Modern cell biology is full of well-analysed signalling pathways that control every facet of a cell's life. To a student or postdoctoral researcher, it probably seems as if it has always been so, but it is a recent phenomenon. Twenty years ago, even actin, the most abundant and basic component of the cytoskeleton and the basis of most cell movement, was an unknown territory; vague ideas about how it was positioned and controlled involved the usual suspects (mostly calcium, phospholipids and kinases), but they were unclear, descriptive and often internally contradictory.

This paper became an intellectual template for the field — the one other papers want to be when they grow up.

In 1992, two back-to-back papers from the same group changed the actin field overnight. They described how two small GTPases — RHO and RAC — behave like master switches for different patterns of actin cytoskeleton assembly. RHO controls cell adherence by initiating the formation of the structures that connect the outside world, the cell membrane and the internal actin structures. RAC causes the formation of dynamic actin-driven structures called ruffles at the edges of cells. The paper by Ridley et al. describing RAC is particularly beautiful. It clearly shows — with what seems to modern eyes like surprisingly few images — that RAC is necessary for actin ruffles to exist, sufficient for them to form, required for other signals that generate them and ahead of RHO in the 'pecking order'. This paper became an intellectual template for the field — the one other papers want to be when they grow up. It makes a wonderful example when talking to students about how to construct a paper.

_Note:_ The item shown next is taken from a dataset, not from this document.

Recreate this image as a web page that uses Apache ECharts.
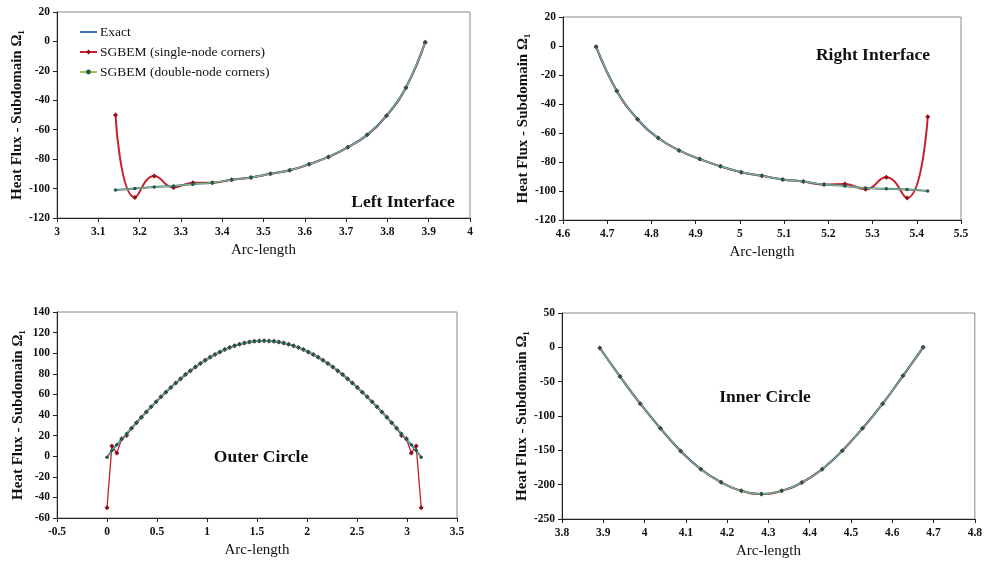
<!DOCTYPE html>
<html>
<head>
<meta charset="utf-8">
<script src="https://cdn.jsdelivr.net/npm/echarts@6/dist/echarts.min.js"></script>
<style>html,body{margin:0;padding:0;background:#fff}#c{width:985px;height:565px}</style>
</head>
<body>
<div id="c"></div>
<script>
// ---- Left Interface ----
const leftX = [3.1416, 3.1885, 3.2354, 3.2822, 3.3291, 3.3760, 3.4229, 3.4697, 3.5166, 3.5635, 3.6104, 3.6572, 3.7041, 3.7510, 3.7979, 3.8447, 3.8916];
const leftExact = [-101, -100, -99, -98.2, -97, -96, -94, -92.5, -90, -87.5, -83.5, -78.5, -72, -63.5, -50.5, -31.5, -0.5];
const leftSingle = [-50, -106, -91.5, -99.3, -96, -96, -94, -92.5, -90, -87.5, -83.5, -78.5, -72, -63.5, -50.5, -31.5, -0.5];
const leftDouble = [-101, -100, -99, -98.2, -97, -96, -94, -92.5, -90, -87.5, -83.5, -78.5, -72, -63.5, -50.5, -31.5, -0.5];
// ---- Right Interface ----
const rightX = [4.6748, 4.7217, 4.7686, 4.8154, 4.8623, 4.9092, 4.9561, 5.0029, 5.0498, 5.0967, 5.1436, 5.1904, 5.2373, 5.2842, 5.3311, 5.3780, 5.4248];
const rightExact = [-0.5, -31, -50.5, -63.5, -72, -78, -83, -87, -89.5, -92, -93.5, -95.5, -96.5, -98, -98.5, -99, -100];
const rightSingle = [-0.5, -31, -50.5, -63.5, -72, -78, -83, -87, -89.5, -92, -93.5, -95.5, -95.2, -98.8, -90.5, -104.8, -48.8];
const rightDouble = [-0.5, -31, -50.5, -63.5, -72, -78, -83, -87, -89.5, -92, -93.5, -95.5, -96.5, -98, -98.5, -99, -100];
// ---- Outer Circle ----
const outerX = [0.000, 0.049, 0.098, 0.147, 0.196, 0.245, 0.295, 0.344, 0.393, 0.442, 0.491, 0.540, 0.589, 0.638, 0.687, 0.736, 0.785, 0.834, 0.884, 0.933, 0.982, 1.031, 1.080, 1.129, 1.178, 1.227, 1.276, 1.325, 1.374, 1.424, 1.473, 1.522, 1.571, 1.620, 1.669, 1.718, 1.767, 1.816, 1.865, 1.914, 1.963, 2.013, 2.062, 2.111, 2.160, 2.209, 2.258, 2.307, 2.356, 2.405, 2.454, 2.503, 2.553, 2.602, 2.651, 2.700, 2.749, 2.798, 2.847, 2.896, 2.945, 2.994, 3.043, 3.092, 3.142];
const outerExact = [-1, 5.5, 11, 16.4, 21.9, 27.2, 32.5, 37.7, 42.9, 47.9, 52.8, 57.6, 62.2, 66.7, 71.1, 75.3, 79.2, 83, 86.6, 90, 93.1, 96, 98.7, 101.2, 103.5, 105.5, 107.2, 108.7, 109.8, 110.8, 111.5, 111.9, 112, 111.9, 111.5, 110.8, 109.8, 108.7, 107.2, 105.5, 103.5, 101.2, 98.7, 96, 93.1, 90, 86.6, 83, 79.2, 75.3, 71.1, 66.7, 62.2, 57.6, 52.8, 47.9, 42.9, 37.7, 32.5, 27.2, 21.9, 16.4, 11, 5.5, -1];
const outerSingle = [-50, 10, 3, 17, 20, 27.2, 32.5, 37.7, 42.9, 47.9, 52.8, 57.6, 62.2, 66.7, 71.1, 75.3, 79.2, 83, 86.6, 90, 93.1, 96, 98.7, 101.2, 103.5, 105.5, 107.2, 108.7, 109.8, 110.8, 111.5, 111.9, 112, 111.9, 111.5, 110.8, 109.8, 108.7, 107.2, 105.5, 103.5, 101.2, 98.7, 96, 93.1, 90, 86.6, 83, 79.2, 75.3, 71.1, 66.7, 62.2, 57.6, 52.8, 47.9, 42.9, 37.7, 32.5, 27.2, 20, 17, 3, 10, -50];
const outerDouble = [-1, 5.5, 11, 16.4, 21.9, 27.2, 32.5, 37.7, 42.9, 47.9, 52.8, 57.6, 62.2, 66.7, 71.1, 75.3, 79.2, 83, 86.6, 90, 93.1, 96, 98.7, 101.2, 103.5, 105.5, 107.2, 108.7, 109.8, 110.8, 111.5, 111.9, 112, 111.9, 111.5, 110.8, 109.8, 108.7, 107.2, 105.5, 103.5, 101.2, 98.7, 96, 93.1, 90, 86.6, 83, 79.2, 75.3, 71.1, 66.7, 62.2, 57.6, 52.8, 47.9, 42.9, 37.7, 32.5, 27.2, 21.9, 16.4, 11, 5.5, -1];
// ---- Inner Circle ----
const innerX = [3.8916, 3.9406, 3.9895, 4.0385, 4.0874, 4.1364, 4.1853, 4.2343, 4.2832, 4.3322, 4.3811, 4.4301, 4.4790, 4.5280, 4.5769, 4.6259, 4.6748];
const innerExact = [-1, -42.5, -82, -118, -151, -177.5, -196.5, -209, -213.5, -209, -197, -177.5, -150.5, -118, -82, -41.5, 0];
const innerSingle = [-1, -42.5, -82, -118, -151, -177.5, -196.5, -209, -213.5, -209, -197, -177.5, -150.5, -118, -82, -41.5, 0];
const innerDouble = [-1, -42.5, -82, -118, -151, -177.5, -196.5, -209, -213.5, -209, -197, -177.5, -150.5, -118, -82, -41.5, 0];

const panelTitles = ['Left Interface', 'Right Interface', 'Outer Circle', 'Inner Circle'];
const seriesNames = ['Exact', 'SGBEM (single-node corners)', 'SGBEM (double-node corners)'];
const xTitle = 'Arc-length';
const yTitle = 'Heat Flux - Subdomain Ω\u2081';

const panels = [
  {x: leftX, e: leftExact, s: leftSingle, d: leftDouble, smoothS: true},
  {x: rightX, e: rightExact, s: rightSingle, d: rightDouble, smoothS: true},
  {x: outerX, e: outerExact, s: outerSingle, d: outerDouble, smoothS: false},
  {x: innerX, e: innerExact, s: innerSingle, d: innerDouble, smoothS: true}
];
const axisRanges = [
  {xmin: 3, xmax: 4, xi: 0.1, ymin: -120, ymax: 20, yi: 20},
  {xmin: 4.6, xmax: 5.5, xi: 0.1, ymin: -120, ymax: 20, yi: 20},
  {xmin: -0.5, xmax: 3.5, xi: 0.5, ymin: -60, ymax: 140, yi: 20},
  {xmin: 3.8, xmax: 4.8, xi: 0.1, ymin: -250, ymax: 50, yi: 50}
];

const FONT = '"Liberation Serif", "DejaVu Serif", serif';
const grids = [
  {left: 57, top: 12, width: 413, height: 206},
  {left: 563, top: 17, width: 398, height: 203},
  {left: 57, top: 312, width: 400, height: 206},
  {left: 562, top: 313, width: 415, height: 206}
];
const titlePos = [[403, 202], [873, 55], [261, 457], [765, 397]];

const zip = (xs, ys) => xs.map((v, i) => [v, ys[i]]);

const option = {
  animation: false,
  backgroundColor: '#fff',
  grid: grids.map(g => Object.assign({show: true, borderColor: '#8a8a8a', borderWidth: 1, backgroundColor: 'transparent', containLabel: false}, g)),
  xAxis: axisRanges.map((r, i) => ({
    type: 'value', gridIndex: i, min: r.xmin, max: r.xmax, interval: r.xi,
    name: xTitle, nameLocation: 'middle', nameGap: 25,
    nameTextStyle: {fontFamily: FONT, fontSize: 15, color: '#111'},
    axisLine: {show: true, onZero: false, lineStyle: {color: '#222', width: 1}},
    axisTick: {show: true, length: 4, lineStyle: {color: '#222'}},
    axisLabel: {fontFamily: FONT, fontSize: 11.5, fontWeight: 'bold', color: '#111', margin: 8},
    splitLine: {show: false}
  })),
  yAxis: axisRanges.map((r, i) => ({
    type: 'value', gridIndex: i, min: r.ymin, max: r.ymax, interval: r.yi,
    name: yTitle, nameLocation: 'middle', nameGap: i % 2 === 0 ? 31 : 30,
    nameTextStyle: {fontFamily: FONT, fontSize: 15, fontWeight: 'bold', color: '#111'},
    axisLine: {show: true, onZero: false, lineStyle: {color: '#222', width: 1}},
    axisTick: {show: true, length: 4, lineStyle: {color: '#222'}},
    axisLabel: {fontFamily: FONT, fontSize: 11.5, fontWeight: 'bold', color: '#111', margin: 7},
    splitLine: {show: false}
  })),
  legend: {
    orient: 'vertical', left: 74, top: 20, itemGap: 6, itemWidth: 17, itemHeight: 6,
    data: [
      {name: seriesNames[0], itemStyle: {opacity: 0}},
      {name: seriesNames[1]},
      {name: seriesNames[2]}
    ],
    textStyle: {fontFamily: FONT, fontSize: 13.5, color: '#111', padding: [0, 0, 0, -2]},
    selectedMode: false
  },
  graphic: panelTitles.map((t, i) => ({
    type: 'text', x: titlePos[i][0], y: titlePos[i][1], z: 100,
    style: {text: t, font: 'bold 17.5px ' + FONT, fill: '#111', textAlign: 'center', textVerticalAlign: 'middle'}
  })),
  series: []
};

panels.forEach((p, i) => {
  option.series.push({
    name: seriesNames[1], type: 'line', xAxisIndex: i, yAxisIndex: i, z: 2,
    data: zip(p.x, p.s), smooth: p.smoothS ? 0.5 : false,
    symbol: 'diamond', symbolSize: 5, showSymbol: true,
    lineStyle: {color: '#c8202a', width: p.smoothS ? 2 : 1.3},
    itemStyle: {color: '#8e0f14'}
  });
  option.series.push({
    name: seriesNames[0], type: 'line', xAxisIndex: i, yAxisIndex: i, z: 3,
    data: zip(p.x, p.e), smooth: 0.4, symbol: 'none',
    lineStyle: {color: '#3a6fb2', width: 2},
    itemStyle: {color: '#3a6fb2'}
  });
  option.series.push({
    name: seriesNames[2], type: 'line', xAxisIndex: i, yAxisIndex: i, z: 4,
    data: zip(p.x, p.d), smooth: 0.4,
    symbol: 'circle', symbolSize: 3.5, showSymbol: true,
    lineStyle: {color: '#9cc25a', width: 1},
    itemStyle: {color: '#1f5a48'}
  });
});

const chart = echarts.init(document.getElementById('c'), null, {renderer: 'canvas'});
chart.setOption(option);
</script>
</body>
</html>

Papers like these drove the expansion of cell biology to the centre of the scientific mainstream. In a way, they have also become a millstone for the field. Journal editors measure new submissions against them, and referees can be critical of work that is not as clear and uncomplicated. But RAC and the paper that established its role are very unusual. Most of biology, in reality, is messy, unclear and subjective. Authors often try to bridge the gap by using bizarre constructions, such as “protein X is absolutely essential for normal migration”, meaning that cells move a bit weirdly without it. It would be better to describe the complex truth in simple language. Ridley et al. is a splendid example of how lucid papers can be, but it is not a framework that dictates the shape of cell biology. It is good to enjoy a fine paper and just as good to appreciate the intricacy of real cells.